Le projet gouvernemental contenait un arsenal de mesures déjà bien identifiées : multiplication des pièces justificatives, prise en compte des ressources du conjoint, allongement des délais de carence jusqu’à neuf mois pour certaines prestations. Autrement dit un « pied dans la porte » vers une suppression de fait, au profit d’une aide réduite aux seuls soins urgents, telle que voulue par Bruno Retailleau. 
La communication officielle invoquait la lutte contre la fraude. Mais les faits sont têtus : le Rapport Stefanini-Evin rappelle ainsi que les dossiers AME sont déjà les plus scrutés de l’administration, que son budget représente à peine 0,5 % des dépenses globales de santé, et les anomalies moins de 3 %. Une goutte d’eau. Et un nombre pour le moins insignifiant de fraudes dans l’océan des exclusions (le taux de non-recours est de 50 %).
Le rapport rappelait également que le fait de limiter l’accès aux soins des étrangers aurait pour conséquence directe d’entraîner une dégradation de leur état de santé, donc, plus globalement, celui de la population tout entière. 

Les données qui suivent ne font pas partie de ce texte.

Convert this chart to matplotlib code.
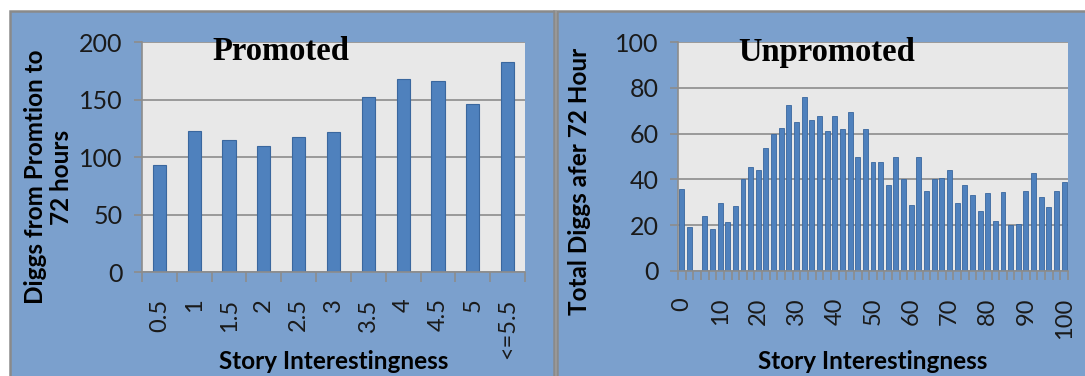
import numpy as np
import matplotlib
matplotlib.use("Agg")
import matplotlib.pyplot as plt
from matplotlib.patches import Rectangle

# promoted stories: mean diggs by interestingness bucket
promoted_labels = ['0.5', '1', '1.5', '2', '2.5', '3', '3.5', '4', '4.5', '5', '<=5.5']
promoted_diggs = [93, 123, 115, 110, 117, 122, 152, 168, 166, 146, 183]

# unpromoted stories: interestingness 0..100 in steps of 2
unpromoted_x = list(range(0, 101, 2))
unpromoted_diggs = [36, 19, 0, 24, 18.5, 29.5, 21.5, 28.5, 40, 45.5,
                    44, 53.5, 60, 62.5, 72.5, 65, 76, 66, 67.5, 61,
                    67.5, 62, 69.5, 50, 62, 47.5, 47.5, 37.5, 50, 40,
                    29, 50, 35, 40, 40.5, 44, 29.5, 37.5, 33, 26,
                    34, 22, 34.5, 20, 20.5, 35, 43, 32.5, 28, 35, 39]

W, H = 1085, 376
PANEL = '#7BA0CD'
PLOT_BG = '#E8E8E8'
GRID = '#8C8C8C'
BAR = '#4F81BD'
BAR_EDGE = '#3A679E'
TICK_FONT = 'Lato'

fig = plt.figure(figsize=(W / 100, H / 100), dpi=100)
fig.patch.set_facecolor('white')


def px(x0, y0, x1, y1):
    # pixel box (top-left origin) -> figure fraction rect
    return [x0 / W, 1 - y1 / H, (x1 - x0) / W, (y1 - y0) / H]


# the two chart panels and the divider between them
fig.patches.append(Rectangle((553 / W, 0), 4 / W, 1 - 10 / H, transform=fig.transFigure,
                             facecolor='#C4C4C4', edgecolor='none', zorder=0))
fig.patches.append(Rectangle((9.5 / W, -0.01), 544 / W, 1 - 10.5 / H + 0.01, transform=fig.transFigure,
                             facecolor=PANEL, edgecolor='#8A8A8A', linewidth=1.8, zorder=1))
fig.patches.append(Rectangle((556.5 / W, -0.01), 540 / W, 1 - 10.5 / H + 0.01, transform=fig.transFigure,
                             facecolor=PANEL, edgecolor='#8A8A8A', linewidth=1.8, zorder=1))


def style_axes(ax, n, ymax, ystep, major_pos, major_labels, tick_len):
    ax.set_facecolor(PLOT_BG)
    ax.set_xlim(-0.5, n - 0.5)
    ax.set_ylim(0, ymax)
    ax.set_yticks(np.arange(0, ymax + 1, ystep))
    ax.yaxis.grid(True, color=GRID, linewidth=1.2)
    ax.set_axisbelow(True)
    for s in ['top', 'right']:
        ax.spines[s].set_visible(False)
    for s in ['left', 'bottom']:
        ax.spines[s].set_color(GRID)
        ax.spines[s].set_linewidth(1.2)
    ax.set_xticks(major_pos)
    ax.set_xticklabels(major_labels, rotation=90, fontsize=17, family=TICK_FONT, color='#1a1a1a')
    ax.set_xticks(np.arange(-0.5, n, 1.0), minor=True)
    ax.tick_params(axis='x', which='major', length=0, pad=19)
    ax.tick_params(axis='x', which='minor', length=tick_len, width=1.2, color=GRID)
    ax.tick_params(axis='y', length=6, width=1.2, color=GRID, pad=8, labelsize=18)
    for lab in ax.get_yticklabels():
        lab.set_family(TICK_FONT)
        lab.set_color('#1a1a1a')


# left chart: promoted
ax1 = fig.add_axes(px(142, 42, 525, 272))
ax1.set_zorder(3)
xi = np.arange(len(promoted_diggs))
ax1.bar(xi, promoted_diggs, width=0.38, color=BAR, edgecolor=BAR_EDGE, linewidth=0.8)
style_axes(ax1, len(promoted_diggs), 200, 50, xi, promoted_labels, 7)
ax1.text(281 / W, 1 - 52 / H, 'Promoted', transform=fig.transFigure, ha='center', va='center',
         fontsize=23.5, fontweight='bold', family='Liberation Serif', zorder=5)
ax1.set_ylabel('Diggs from Promtion to\n72 hours', fontsize=17.5, fontweight='bold',
               family=TICK_FONT, linespacing=1.2, va='center')
ax1.yaxis.set_label_coords(48.5 / W, 1 - 177 / H, transform=fig.transFigure)
ax1.set_xlabel('Story Interestingness', fontsize=17.5, fontweight='bold', family=TICK_FONT, va='top')
ax1.xaxis.set_label_coords(333.5 / W, 1 - 350 / H, transform=fig.transFigure)

# right chart: unpromoted
ax2 = fig.add_axes(px(678, 42, 1068, 271))
ax2.set_zorder(3)
xj = np.arange(len(unpromoted_diggs))
ax2.bar(xj, unpromoted_diggs, width=0.65, color=BAR, edgecolor=BAR_EDGE, linewidth=0.6)
major = xj[::5]
style_axes(ax2, len(unpromoted_diggs), 100, 20, major, [str(unpromoted_x[i]) for i in major], 6.5)
ax2.text(827 / W, 1 - 52 / H, 'Unpromoted', transform=fig.transFigure, ha='center', va='center',
         fontsize=23.5, fontweight='bold', family='Liberation Serif', zorder=5)
ax2.set_ylabel('Total Diggs afer 72 Hour', fontsize=17.5, fontweight='bold', family=TICK_FONT, va='center')
ax2.yaxis.set_label_coords(579.5 / W, 1 - 181 / H, transform=fig.transFigure)
ax2.set_xlabel('Story Interestingness', fontsize=17.5, fontweight='bold', family=TICK_FONT, va='top')
ax2.xaxis.set_label_coords(873 / W, 1 - 350 / H, transform=fig.transFigure)

fig.savefig('out.png', dpi=100, facecolor=fig.get_facecolor())
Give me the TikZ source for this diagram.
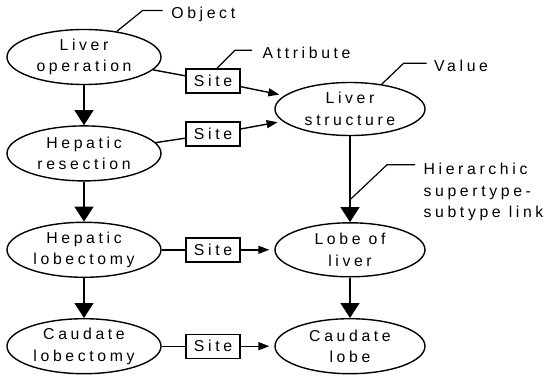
\documentclass[tikz,border=0pt]{standalone}
\usepackage{fontspec}
\setmainfont{Liberation Sans}[LetterSpace=23]
\usetikzlibrary{shapes,arrows,positioning,calc,arrows.meta}

\begin{document}
\begin{tikzpicture}[x=1pt, y=1pt, line width=1.4pt,
    concept/.style={draw, ellipse, minimum width=154pt, minimum height=55pt, inner sep=0pt, align=center, font=\fontsize{15.8}{21.5}\selectfont},
    attr/.style={draw, rectangle, minimum width=54pt, minimum height=24pt, inner sep=0pt, font=\fontsize{15.8}{18}\selectfont},
    note/.style={inner sep=0pt, align=left, font=\fontsize{15.8}{21.5}\selectfont},
    tag/.style={note, anchor=base west, xshift=8pt, yshift=-8.5pt},
    isa/.style={-{Triangle[width=19pt,length=15pt]}},
    rel/.style={-{Triangle[width=8pt,length=11pt]}, shorten >=5pt}]
    \useasboundingbox (0,0) rectangle (551,381);

    % operations
    \node [concept] (liverop) at (84,324) {Liver\\operation};
    \node [concept, below=40pt of liverop] (hepres) {Hepatic\\resection};
    \node [concept, below=40pt of hepres] (heplob) {Hepatic\\lobectomy};
    \node [concept, below=40pt of heplob] (caulob) {Caudate\\lobectomy};

    % sites
    \node [attr] (site1) at (213,300) {Site};
    \node [attr] (site2) at (213,247) {Site};
    \node [attr] (site3) at (site1 |- heplob) {Site};
    \node [attr] (site4) at (site1 |- caulob) {Site};

    % structures
    \node [concept, minimum width=150pt, minimum height=53pt] (livstr) at (350,272) {Liver\\structure};
    \node [concept, minimum width=150pt, minimum height=54pt] (lobe) at (livstr |- heplob) {Lobe of\\liver};
    \node [concept, minimum width=150pt, minimum height=55pt] (caulobe) at (livstr |- caulob) {Caudate\\lobe};

    \draw [isa] (liverop) -- (hepres);
    \draw [isa] (hepres) -- (heplob);
    \draw [isa] (heplob) -- (caulob);
    \draw [isa] (livstr) -- coordinate[pos=0.74] (hlink) (lobe);
    \draw [isa] (lobe) -- (caulobe);

    \draw (liverop) -- (site1);
    \draw [rel] (site1) -- (livstr);
    \draw (hepres) -- (site2);
    \draw [rel] (site2) -- (livstr);
    \draw (heplob) -- (site3);
    \draw [rel] (site3) -- (lobe);
    \draw (caulob) -- (site4);
    \draw [rel] (site4) -- (caulobe);

    % callouts
    \draw [line width=1.2pt] (liverop.38) -- ++(26,21) -- ++(20,0) node [tag] (objlbl) {Object};
    \draw [line width=1.2pt] ([xshift=4pt]site1.north) -- ++(18,18) -- ++(17,0) node [tag, xshift=2pt] (attrlbl) {Attribute};
    \draw [line width=1.2pt] (livstr.38) -- ++(22,21) -- ++(23,0) node [tag, xshift=-1pt] (vallbl) {Value};
    \draw [line width=1.2pt] (hlink) -- ++(37,35) -- ++(28,0) node [note, anchor=north west, xshift=8pt, yshift=2pt] (hierlbl) {Hierarchic\\supertype-\\subtype link};
\end{tikzpicture}
\end{document}
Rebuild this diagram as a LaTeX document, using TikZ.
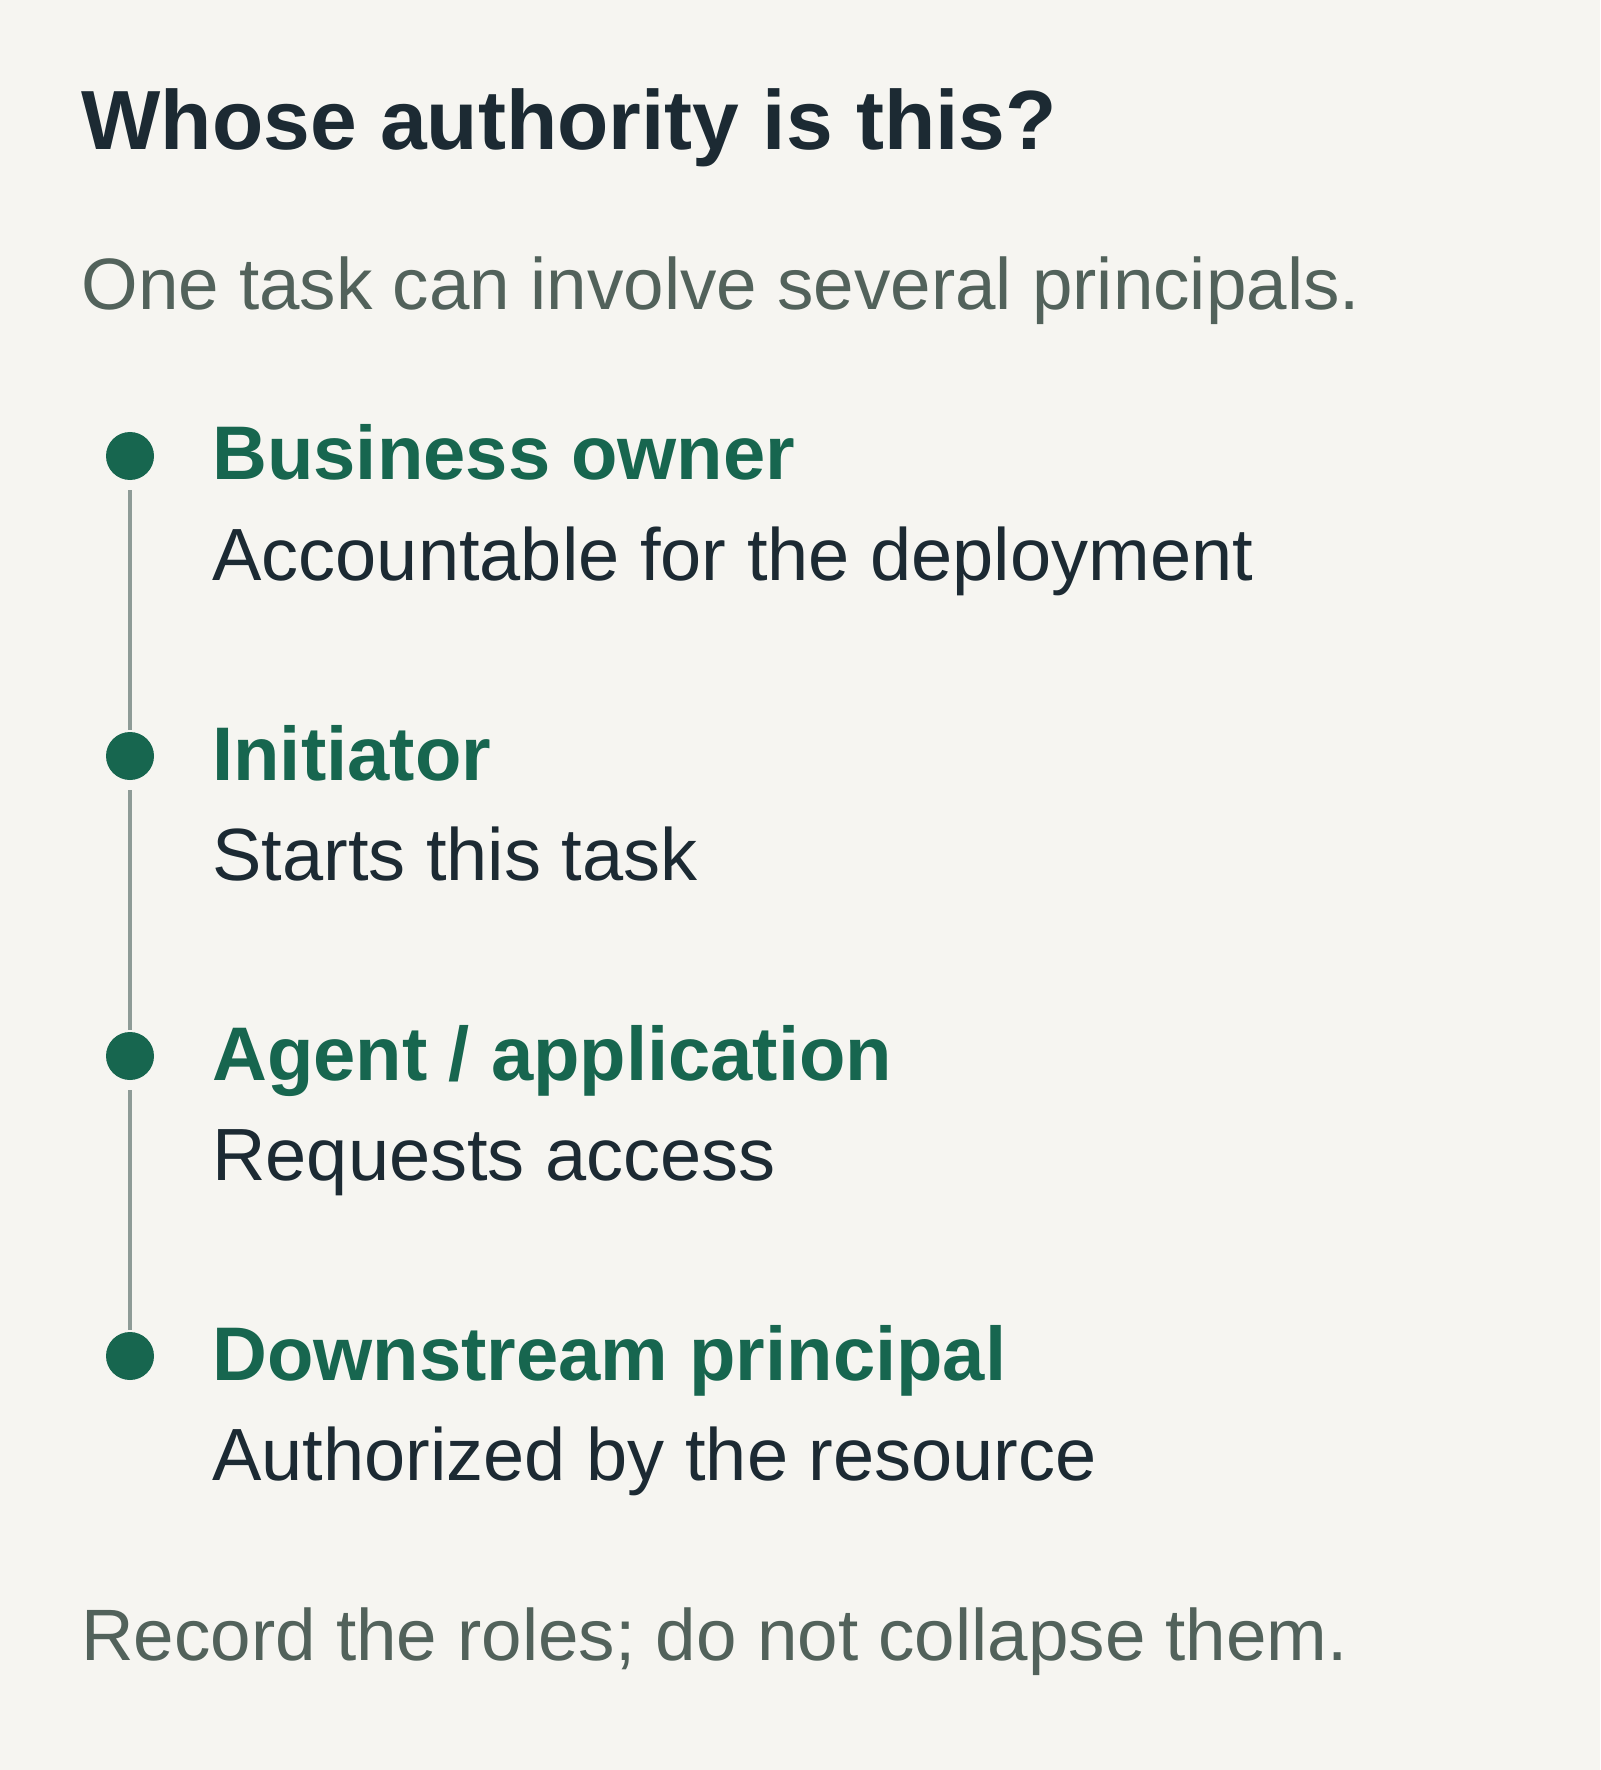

Afin de faire aboutir ce projet avant qu’il ne chute, le gouvernement avait saisi en urgence la présidence de la CNAM pour obtenir son avis (consultatif, donc non contraignant), avis attendu le lendemain du vote de confiance. Mais l’édifice s’est effondré avant que la mécanique ne s’enclenche et, en tombant, le gouvernement a préféré retirer à la hâte sa demande d’avis, jugeant que cela ne relevait pas des « affaires courantes ». Ainsi se referme cet épisode : sur un geste de François Bayrou qui, non content de mettre un terme à sa carrière de Premier ministre, aura, in fine, fait entendre les accents de l’extrême droite qu’il prétendait pourtant combattre.